## Start
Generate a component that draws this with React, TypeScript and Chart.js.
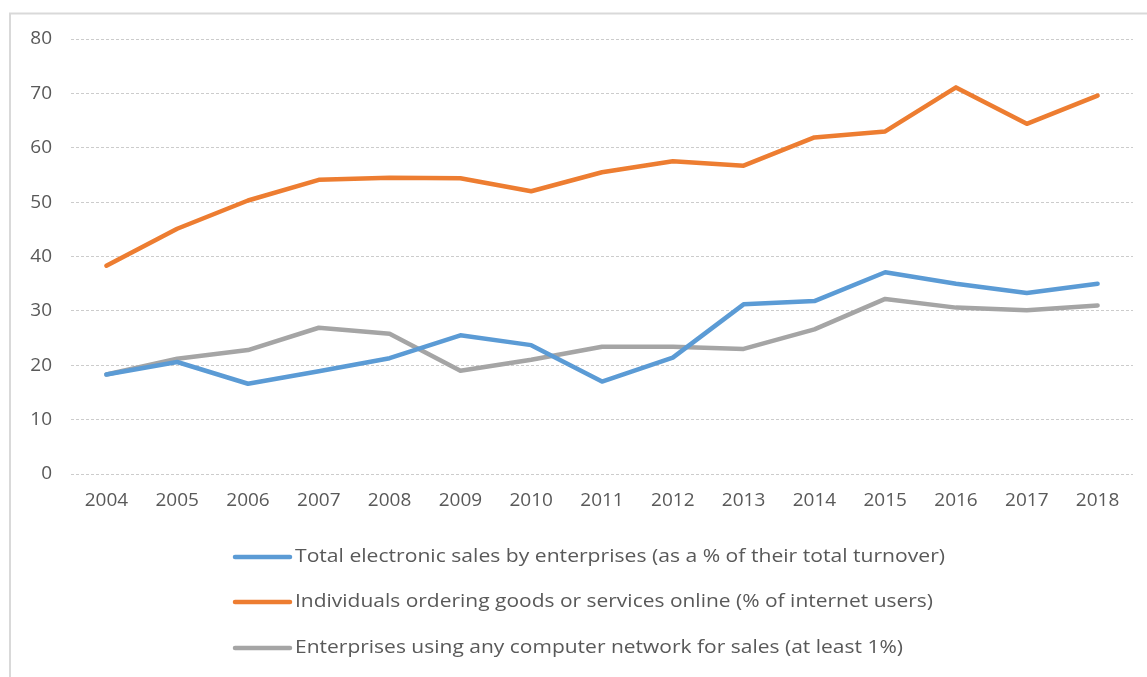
import React, { useEffect, useRef } from "react";
import { Chart, registerables } from "chart.js";

Chart.register(...registerables);

const years = ["2004", "2005", "2006", "2007", "2008", "2009", "2010", "2011", "2012", "2013", "2014", "2015", "2016", "2017", "2018"];
const electronicSales = [18.3, 20.6, 16.6, 18.9, 21.3, 25.5, 23.7, 17.0, 21.4, 31.2, 31.8, 37.1, 35.0, 33.3, 35.0];
const individualsOnline = [38.3, 45.1, 50.3, 54.1, 54.5, 54.4, 52.0, 55.5, 57.5, 56.7, 61.9, 63.0, 71.1, 64.4, 69.6];
const enterprisesNetwork = [18.3, 21.2, 22.8, 26.9, 25.8, 19.0, 21.0, 23.4, 23.4, 23.0, 26.6, 32.2, 30.6, 30.1, 31.0];
const seriesLabels = [
  "Total electronic sales by enterprises (as a % of their total turnover)",
  "Individuals ordering goods or services online (% of internet users)",
  "Enterprises using any computer network for sales (at least 1%)",
];
const seriesColors = ["#5B9BD5", "#ED7D31", "#A5A5A5"];
const yMin = 0;
const yMax = 80;
const yStep = 10;

const TEXT_COLOR = "#595959";
const FONT_FAMILY = '"Open Sans", "Noto Sans", sans-serif';

const framePlugin = {
  id: "frame",
  beforeDraw(chart: any) {
    const ctx = chart.ctx;
    ctx.save();
    ctx.fillStyle = "#ffffff";
    ctx.fillRect(0, 0, chart.width, chart.height);
    ctx.strokeStyle = "#d9d9d9";
    ctx.lineWidth = 2;
    ctx.beginPath();
    ctx.moveTo(10, chart.height);
    ctx.lineTo(10, 13.5);
    ctx.lineTo(chart.width, 13.5);
    ctx.stroke();
    ctx.restore();
  },
};

const legendRowsY = [557, 602, 648];
const legendTextWidths = [650, 638, 608];

const legendPlugin = {
  id: "customLegend",
  afterDraw(chart: any) {
    const ctx = chart.ctx;
    ctx.save();
    chart.data.datasets.forEach((ds: any, i: number) => {
      const y = legendRowsY[i];
      ctx.strokeStyle = ds.borderColor;
      ctx.lineWidth = 4.5;
      ctx.lineCap = "round";
      ctx.beginPath();
      ctx.moveTo(235, y);
      ctx.lineTo(290, y);
      ctx.stroke();
      ctx.font = `19px ${FONT_FAMILY}`;
      ctx.fillStyle = TEXT_COLOR;
      ctx.textBaseline = "middle";
      ctx.textAlign = "left";
      const w = ctx.measureText(ds.label).width;
      const s = legendTextWidths[i] / w;
      ctx.save();
      ctx.translate(295, y);
      ctx.scale(s, 1);
      ctx.fillText(ds.label, 0, 0);
      ctx.restore();
    });
    ctx.restore();
  },
};

export default function App() {
  const canvasRef = useRef<HTMLCanvasElement | null>(null);

  useEffect(() => {
    document.body.style.margin = "0";
    const canvas = canvasRef.current;
    if (!canvas) return;
    const seriesData = [electronicSales, individualsOnline, enterprisesNetwork];
    const chart = new Chart(canvas, {
      type: "line",
      data: {
        labels: years,
        datasets: seriesData.map((d, i) => ({
          label: seriesLabels[i],
          data: d,
          borderColor: seriesColors[i],
          backgroundColor: seriesColors[i],
          borderWidth: 4.5,
          pointRadius: 0,
          tension: 0,
          borderCapStyle: "round" as const,
          borderJoinStyle: "round" as const,
          fill: false,
        })),
      },
      options: {
        animation: false,
        responsive: false,
        devicePixelRatio: 1,
        layout: { padding: { left: 0, top: 39, right: 14, bottom: 163 } },
        plugins: {
          legend: { display: false },
          tooltip: { enabled: false },
        },
        scales: {
          x: {
            offset: true,
            grid: { display: false, drawTicks: false },
            border: { display: false },
            ticks: {
              color: TEXT_COLOR,
              font: { family: FONT_FAMILY, size: 19 },
              padding: 15,
              maxRotation: 0,
              autoSkip: false,
            },
            afterFit: (axis: any) => {
              axis.height = 40;
            },
          },
          y: {
            min: yMin,
            max: yMax,
            grid: { color: "#cccccc", lineWidth: 1, drawTicks: false },
            border: { display: false, dash: [3, 2] },
            ticks: {
              stepSize: yStep,
              color: TEXT_COLOR,
              font: { family: FONT_FAMILY, size: 19 },
              padding: 19,
            },
            afterFit: (axis: any) => {
              axis.width = 71;
            },
          },
        },
      },
      plugins: [framePlugin, legendPlugin],
    });
    return () => chart.destroy();
  }, []);

  return (
    <div style={{ position: "fixed", left: 0, top: 0, width: 1147, height: 677, background: "#fff" }}>
      <canvas ref={canvasRef} width={1147} height={677} />
    </div>
  );
}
## End
== Exercise objective ==
Write down every line from the opening of the listing to the line with "const legendTextWidths = [650, 638, 608];", both included, and nothing else; the pictures are omitted.

== Worked answer ==
Generate a component that draws this with React, TypeScript and Chart.js.
import React, { useEffect, useRef } from "react";
import { Chart, registerables } from "chart.js";

Chart.register(...registerables);

const years = ["2004", "2005", "2006", "2007", "2008", "2009", "2010", "2011", "2012", "2013", "2014", "2015", "2016", "2017", "2018"];
const electronicSales = [18.3, 20.6, 16.6, 18.9, 21.3, 25.5, 23.7, 17.0, 21.4, 31.2, 31.8, 37.1, 35.0, 33.3, 35.0];
const individualsOnline = [38.3, 45.1, 50.3, 54.1, 54.5, 54.4, 52.0, 55.5, 57.5, 56.7, 61.9, 63.0, 71.1, 64.4, 69.6];
const enterprisesNetwork = [18.3, 21.2, 22.8, 26.9, 25.8, 19.0, 21.0, 23.4, 23.4, 23.0, 26.6, 32.2, 30.6, 30.1, 31.0];
const seriesLabels = [
  "Total electronic sales by enterprises (as a % of their total turnover)",
  "Individuals ordering goods or services online (% of internet users)",
  "Enterprises using any computer network for sales (at least 1%)",
];
const seriesColors = ["#5B9BD5", "#ED7D31", "#A5A5A5"];
const yMin = 0;
const yMax = 80;
const yStep = 10;

const TEXT_COLOR = "#595959";
const FONT_FAMILY = '"Open Sans", "Noto Sans", sans-serif';

const framePlugin = {
  id: "frame",
  beforeDraw(chart: any) {
    const ctx = chart.ctx;
    ctx.save();
    ctx.fillStyle = "#ffffff";
    ctx.fillRect(0, 0, chart.width, chart.height);
    ctx.strokeStyle = "#d9d9d9";
    ctx.lineWidth = 2;
    ctx.beginPath();
    ctx.moveTo(10, chart.height);
    ctx.lineTo(10, 13.5);
    ctx.lineTo(chart.width, 13.5);
    ctx.stroke();
    ctx.restore();
  },
};

const legendRowsY = [557, 602, 648];
const legendTextWidths = [650, 638, 608];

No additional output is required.